§ **EXERCISE OBJECTIVE**
Without the pictures, return exactly the lines from the one with "Generate a component" through the one with "const fmt = (v: number)". Both end lines belong in the copy.

§ **DATASET CONTENT**
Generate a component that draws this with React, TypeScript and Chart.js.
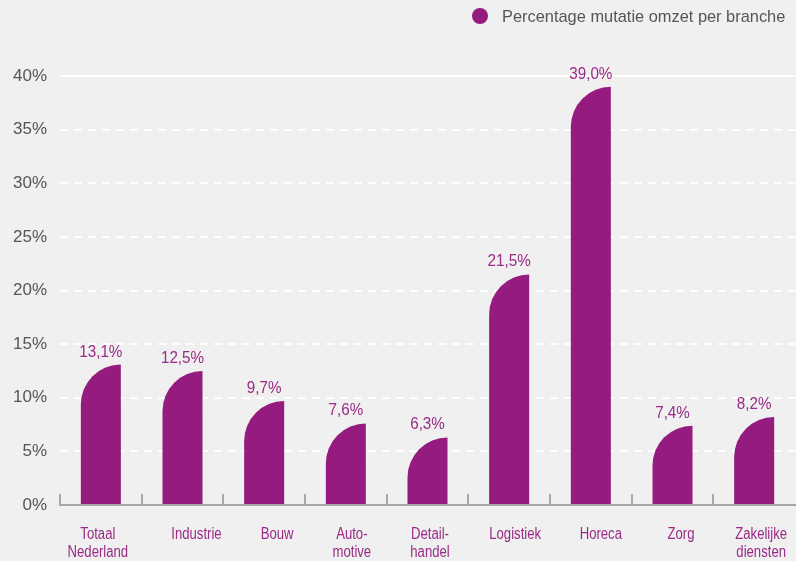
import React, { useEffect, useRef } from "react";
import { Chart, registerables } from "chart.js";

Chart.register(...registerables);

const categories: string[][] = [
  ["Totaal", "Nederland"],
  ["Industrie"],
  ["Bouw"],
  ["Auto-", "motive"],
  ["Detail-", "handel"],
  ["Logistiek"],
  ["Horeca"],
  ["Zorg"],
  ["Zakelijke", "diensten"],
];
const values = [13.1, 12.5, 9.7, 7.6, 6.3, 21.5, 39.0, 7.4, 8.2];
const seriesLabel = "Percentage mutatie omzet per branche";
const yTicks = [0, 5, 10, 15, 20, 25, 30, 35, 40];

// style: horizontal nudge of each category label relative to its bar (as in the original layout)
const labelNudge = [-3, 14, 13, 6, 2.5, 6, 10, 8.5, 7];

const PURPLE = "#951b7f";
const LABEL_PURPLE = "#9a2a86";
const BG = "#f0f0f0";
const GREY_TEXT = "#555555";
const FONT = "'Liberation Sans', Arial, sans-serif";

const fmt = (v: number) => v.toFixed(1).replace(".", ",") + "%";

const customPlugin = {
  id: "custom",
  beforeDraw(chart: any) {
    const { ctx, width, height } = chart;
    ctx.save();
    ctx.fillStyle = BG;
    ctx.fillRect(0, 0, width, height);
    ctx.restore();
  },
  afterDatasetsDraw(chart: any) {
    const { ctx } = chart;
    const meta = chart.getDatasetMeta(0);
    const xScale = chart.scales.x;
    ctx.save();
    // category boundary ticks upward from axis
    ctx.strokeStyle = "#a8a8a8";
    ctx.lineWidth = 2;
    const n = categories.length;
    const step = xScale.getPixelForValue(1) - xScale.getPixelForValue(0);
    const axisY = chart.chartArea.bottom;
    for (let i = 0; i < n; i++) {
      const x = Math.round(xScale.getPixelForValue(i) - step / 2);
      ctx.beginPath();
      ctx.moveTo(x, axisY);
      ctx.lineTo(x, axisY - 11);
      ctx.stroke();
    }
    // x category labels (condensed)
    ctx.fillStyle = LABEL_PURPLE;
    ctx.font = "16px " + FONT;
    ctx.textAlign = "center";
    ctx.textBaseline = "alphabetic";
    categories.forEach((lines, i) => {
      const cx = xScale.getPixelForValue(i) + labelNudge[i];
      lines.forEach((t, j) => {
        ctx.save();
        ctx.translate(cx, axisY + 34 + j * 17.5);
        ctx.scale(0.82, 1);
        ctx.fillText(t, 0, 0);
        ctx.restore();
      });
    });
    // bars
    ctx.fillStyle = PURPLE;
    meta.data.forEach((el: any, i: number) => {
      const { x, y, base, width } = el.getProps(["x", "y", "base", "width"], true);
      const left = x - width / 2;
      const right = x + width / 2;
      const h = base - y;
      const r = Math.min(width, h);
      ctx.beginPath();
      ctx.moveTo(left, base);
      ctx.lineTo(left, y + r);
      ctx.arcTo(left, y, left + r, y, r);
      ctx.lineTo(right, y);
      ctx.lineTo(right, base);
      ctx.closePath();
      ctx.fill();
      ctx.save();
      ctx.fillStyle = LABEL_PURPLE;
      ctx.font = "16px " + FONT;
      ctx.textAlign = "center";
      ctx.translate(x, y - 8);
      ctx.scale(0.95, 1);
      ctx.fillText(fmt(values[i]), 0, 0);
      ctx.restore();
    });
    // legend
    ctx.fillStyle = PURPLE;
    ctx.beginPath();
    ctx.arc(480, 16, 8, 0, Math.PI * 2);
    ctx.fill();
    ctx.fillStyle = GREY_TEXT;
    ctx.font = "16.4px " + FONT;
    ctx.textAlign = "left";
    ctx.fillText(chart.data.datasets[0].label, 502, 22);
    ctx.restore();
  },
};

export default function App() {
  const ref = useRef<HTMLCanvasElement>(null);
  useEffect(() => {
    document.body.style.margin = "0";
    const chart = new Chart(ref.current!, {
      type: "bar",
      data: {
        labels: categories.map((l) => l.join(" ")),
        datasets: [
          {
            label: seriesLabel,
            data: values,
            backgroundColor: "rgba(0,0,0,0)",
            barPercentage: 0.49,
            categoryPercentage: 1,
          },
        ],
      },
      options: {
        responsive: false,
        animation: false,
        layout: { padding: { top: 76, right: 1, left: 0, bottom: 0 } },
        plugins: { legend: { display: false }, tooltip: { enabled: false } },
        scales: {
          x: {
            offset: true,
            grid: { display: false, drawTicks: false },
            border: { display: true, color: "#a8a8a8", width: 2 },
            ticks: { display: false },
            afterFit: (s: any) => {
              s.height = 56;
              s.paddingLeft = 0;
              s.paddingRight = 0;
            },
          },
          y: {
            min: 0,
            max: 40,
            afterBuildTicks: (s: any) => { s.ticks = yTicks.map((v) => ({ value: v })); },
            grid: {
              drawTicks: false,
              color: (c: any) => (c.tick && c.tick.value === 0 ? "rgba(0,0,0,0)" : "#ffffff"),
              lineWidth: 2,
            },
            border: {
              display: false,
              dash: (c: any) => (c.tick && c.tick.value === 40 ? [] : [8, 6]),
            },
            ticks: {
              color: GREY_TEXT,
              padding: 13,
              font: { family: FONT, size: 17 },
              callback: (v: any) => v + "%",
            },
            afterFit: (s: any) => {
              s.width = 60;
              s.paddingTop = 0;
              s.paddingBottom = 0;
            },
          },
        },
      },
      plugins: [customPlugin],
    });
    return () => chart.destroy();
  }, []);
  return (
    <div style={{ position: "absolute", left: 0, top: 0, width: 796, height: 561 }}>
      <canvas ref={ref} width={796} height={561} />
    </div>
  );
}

---

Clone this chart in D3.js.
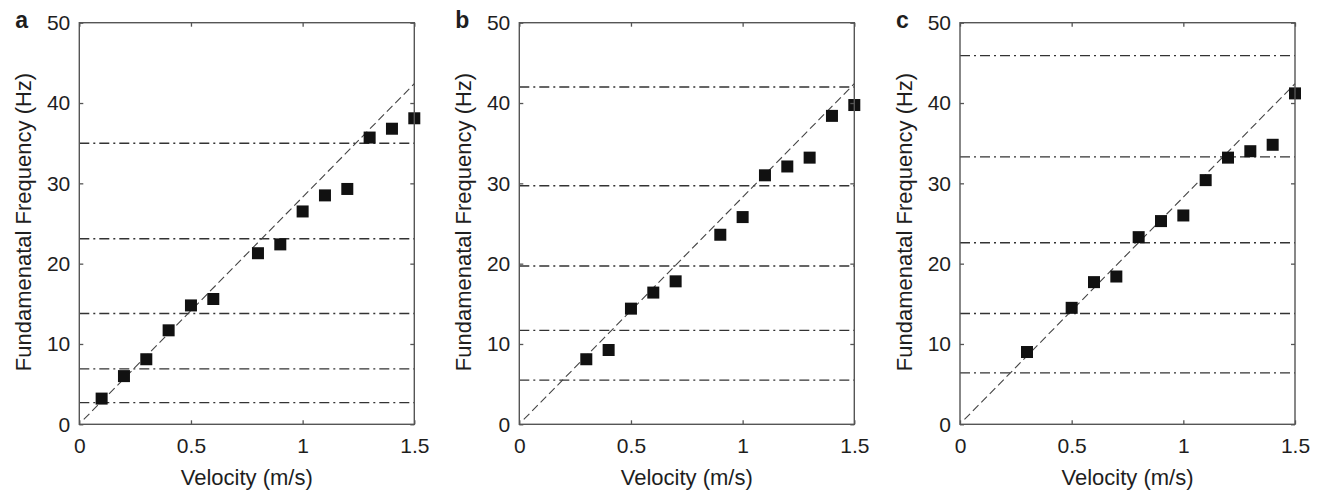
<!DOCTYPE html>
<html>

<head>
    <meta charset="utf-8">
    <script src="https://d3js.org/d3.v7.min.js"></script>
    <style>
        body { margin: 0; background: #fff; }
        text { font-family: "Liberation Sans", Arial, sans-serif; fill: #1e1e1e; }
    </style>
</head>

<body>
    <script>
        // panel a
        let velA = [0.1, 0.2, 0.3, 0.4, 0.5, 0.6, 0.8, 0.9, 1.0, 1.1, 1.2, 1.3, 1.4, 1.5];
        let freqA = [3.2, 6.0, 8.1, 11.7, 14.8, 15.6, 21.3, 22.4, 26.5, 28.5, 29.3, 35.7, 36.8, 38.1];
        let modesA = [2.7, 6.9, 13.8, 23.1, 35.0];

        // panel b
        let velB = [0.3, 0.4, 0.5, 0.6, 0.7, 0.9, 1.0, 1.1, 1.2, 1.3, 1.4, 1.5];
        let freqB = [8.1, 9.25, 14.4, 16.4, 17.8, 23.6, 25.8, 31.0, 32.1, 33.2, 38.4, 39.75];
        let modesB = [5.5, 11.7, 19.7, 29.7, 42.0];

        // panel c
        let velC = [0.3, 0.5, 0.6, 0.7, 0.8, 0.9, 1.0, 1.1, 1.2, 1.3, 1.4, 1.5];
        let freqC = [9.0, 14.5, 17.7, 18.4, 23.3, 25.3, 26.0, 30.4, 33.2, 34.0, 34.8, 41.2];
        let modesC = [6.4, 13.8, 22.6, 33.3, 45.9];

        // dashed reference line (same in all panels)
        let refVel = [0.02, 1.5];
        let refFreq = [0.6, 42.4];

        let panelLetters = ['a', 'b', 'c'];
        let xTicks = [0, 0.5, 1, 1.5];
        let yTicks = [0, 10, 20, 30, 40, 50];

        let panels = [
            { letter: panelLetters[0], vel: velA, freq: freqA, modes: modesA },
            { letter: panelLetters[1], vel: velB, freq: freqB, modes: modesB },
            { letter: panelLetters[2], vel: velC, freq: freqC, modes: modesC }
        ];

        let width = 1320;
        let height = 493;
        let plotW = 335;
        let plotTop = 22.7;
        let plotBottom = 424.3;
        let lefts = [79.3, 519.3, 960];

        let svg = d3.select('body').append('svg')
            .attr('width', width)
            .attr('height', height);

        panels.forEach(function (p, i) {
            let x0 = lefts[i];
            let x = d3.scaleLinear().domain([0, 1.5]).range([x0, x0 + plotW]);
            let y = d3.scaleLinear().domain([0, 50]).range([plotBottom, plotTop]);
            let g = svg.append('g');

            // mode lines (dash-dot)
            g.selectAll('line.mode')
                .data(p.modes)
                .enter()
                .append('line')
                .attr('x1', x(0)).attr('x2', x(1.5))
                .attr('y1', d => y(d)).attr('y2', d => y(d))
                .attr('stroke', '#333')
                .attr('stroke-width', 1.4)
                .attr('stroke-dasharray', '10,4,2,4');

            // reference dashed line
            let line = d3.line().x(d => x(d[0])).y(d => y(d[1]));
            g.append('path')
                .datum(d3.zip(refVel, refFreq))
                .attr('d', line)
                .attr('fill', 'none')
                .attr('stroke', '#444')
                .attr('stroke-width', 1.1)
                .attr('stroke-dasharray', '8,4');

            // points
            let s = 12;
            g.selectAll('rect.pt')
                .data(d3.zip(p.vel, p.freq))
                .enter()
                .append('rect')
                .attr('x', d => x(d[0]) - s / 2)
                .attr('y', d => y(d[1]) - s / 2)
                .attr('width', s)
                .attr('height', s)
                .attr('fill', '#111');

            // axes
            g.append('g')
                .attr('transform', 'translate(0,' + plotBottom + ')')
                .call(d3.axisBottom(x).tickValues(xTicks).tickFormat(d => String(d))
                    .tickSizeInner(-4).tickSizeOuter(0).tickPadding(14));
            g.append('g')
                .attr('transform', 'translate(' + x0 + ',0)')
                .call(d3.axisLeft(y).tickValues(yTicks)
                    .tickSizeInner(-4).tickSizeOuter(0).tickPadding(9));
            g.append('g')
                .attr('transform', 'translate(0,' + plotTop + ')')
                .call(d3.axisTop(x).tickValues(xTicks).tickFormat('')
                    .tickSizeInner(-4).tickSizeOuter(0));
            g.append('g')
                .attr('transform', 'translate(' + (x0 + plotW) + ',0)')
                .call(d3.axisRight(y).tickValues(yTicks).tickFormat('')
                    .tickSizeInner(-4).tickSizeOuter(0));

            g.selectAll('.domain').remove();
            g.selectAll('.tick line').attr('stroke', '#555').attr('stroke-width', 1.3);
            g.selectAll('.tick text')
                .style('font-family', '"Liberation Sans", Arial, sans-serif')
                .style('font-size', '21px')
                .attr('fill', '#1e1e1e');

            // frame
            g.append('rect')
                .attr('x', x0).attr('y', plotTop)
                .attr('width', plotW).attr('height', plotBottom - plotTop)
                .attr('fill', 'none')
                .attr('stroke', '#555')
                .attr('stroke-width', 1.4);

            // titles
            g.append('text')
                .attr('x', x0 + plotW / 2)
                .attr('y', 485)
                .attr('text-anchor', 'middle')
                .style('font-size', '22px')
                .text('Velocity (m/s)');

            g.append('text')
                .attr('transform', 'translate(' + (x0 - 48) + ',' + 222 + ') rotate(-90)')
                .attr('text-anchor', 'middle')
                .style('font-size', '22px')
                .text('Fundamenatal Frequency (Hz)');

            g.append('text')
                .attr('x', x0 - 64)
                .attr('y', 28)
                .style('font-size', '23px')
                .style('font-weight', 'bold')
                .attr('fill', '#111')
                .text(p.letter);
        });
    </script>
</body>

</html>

§ **TASK OUTPUT**
Generate a component that draws this with React, TypeScript and Chart.js.
import React, { useEffect, useRef } from "react";
import { Chart, registerables } from "chart.js";

Chart.register(...registerables);

const categories: string[][] = [
  ["Totaal", "Nederland"],
  ["Industrie"],
  ["Bouw"],
  ["Auto-", "motive"],
  ["Detail-", "handel"],
  ["Logistiek"],
  ["Horeca"],
  ["Zorg"],
  ["Zakelijke", "diensten"],
];
const values = [13.1, 12.5, 9.7, 7.6, 6.3, 21.5, 39.0, 7.4, 8.2];
const seriesLabel = "Percentage mutatie omzet per branche";
const yTicks = [0, 5, 10, 15, 20, 25, 30, 35, 40];

// style: horizontal nudge of each category label relative to its bar (as in the original layout)
const labelNudge = [-3, 14, 13, 6, 2.5, 6, 10, 8.5, 7];

const PURPLE = "#951b7f";
const LABEL_PURPLE = "#9a2a86";
const BG = "#f0f0f0";
const GREY_TEXT = "#555555";
const FONT = "'Liberation Sans', Arial, sans-serif";

const fmt = (v: number) => v.toFixed(1).replace(".", ",") + "%";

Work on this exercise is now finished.